É bem conhecido que, à partida, Coomaraswamy deplorava a influência do Ocidente sobre os povos Orientais, e especialmente as consequências da governação Britânica nas Índias. Por conseguinte, foi colocado ao lado daqueles que, na Índia e no Ceilão, foram considerados como líderes nacionais na luta pela independência. Mas também neste plano, uma disparidade total de abordagem separa Coomaraswamy dos seus contemporâneos, porque não era o imperialismo ou o domínio de um povo sobre outro que constituía a sua preocupação, mas antes a destruição das sociedades tradicionais por povos que haviam abandonado as formas sagradas. Era o que os Britânicos representavam que detestava e não os Britânicos; pelo contrário, não existem dúvidas de que amou Inglaterra, porque havia conhecido uma outra Inglaterra antiga que, em forma como em espírito, tanto se havia parecido com o mundo oriental que tão bem compreendia.

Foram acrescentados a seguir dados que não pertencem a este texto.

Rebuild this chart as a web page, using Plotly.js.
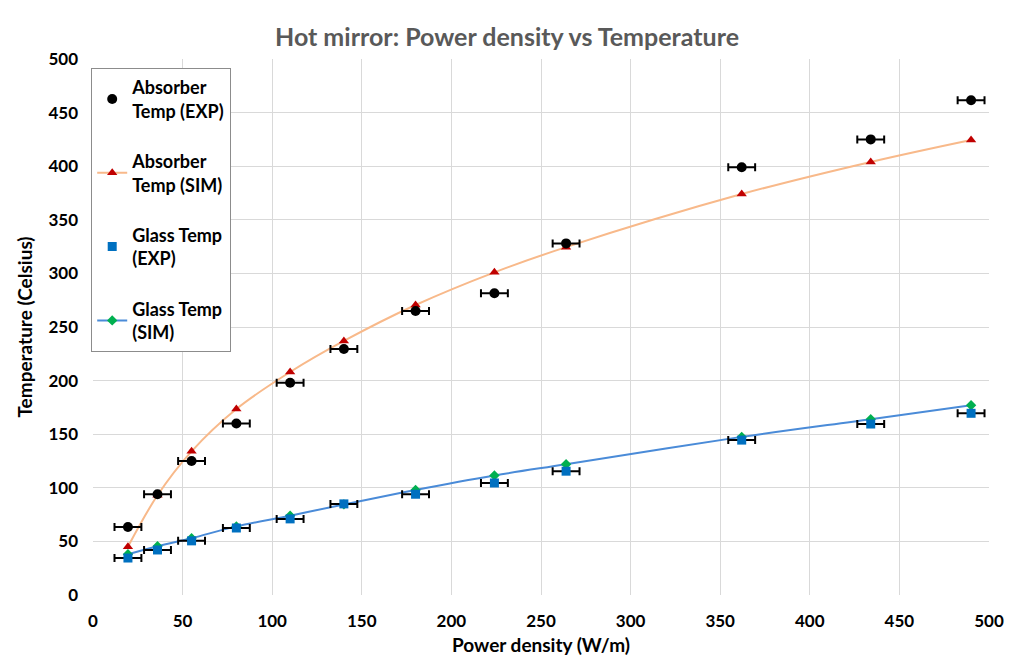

Seria apropriado, em jeito de conclusão, citar as palavras do imensamente respeitado artista-filósofo Inglês, Eric Gill, que prestou este grande tributo a Coomaraswamy na sua autobiografia:
“Existiu um indivíduo, a cuja influência estou profundamente agradecido; Refiro-me ao filósofo e teólogo, Ananda Coomaraswamy. Outros escreveram a verdade sobre a vida e religião e o trabalho do homem. Outros escreveram em Inglês são e claro. Outros tiveram a bênção de expor argutamente. Outros compreenderam a metafísica da Cristandade e outros compreenderam a metafísica do Hinduísmo e do Budismo. Outros compreenderam o verdadeiro significado de desenhos e esculturas eróticas. Outros visionaram a relação da verdade com o bem e o belo. Outros tiveram ensinamentos aparentemente ilimitados. Outros amaram; outros foram amáveis e generosos. Mas não conheço outrem em quem todas estas bênçãos e todos estes poderes tenham sido combinados. Não me atrevo a confessar como seu discípulo; isso apenas o embaraçaria. Posso apenas afirmar que acredito que nenhum outro escritor vivo escreveu a verdade em matéria de arte e vida e religião e piedade com tanta sabedoria e compreensão.”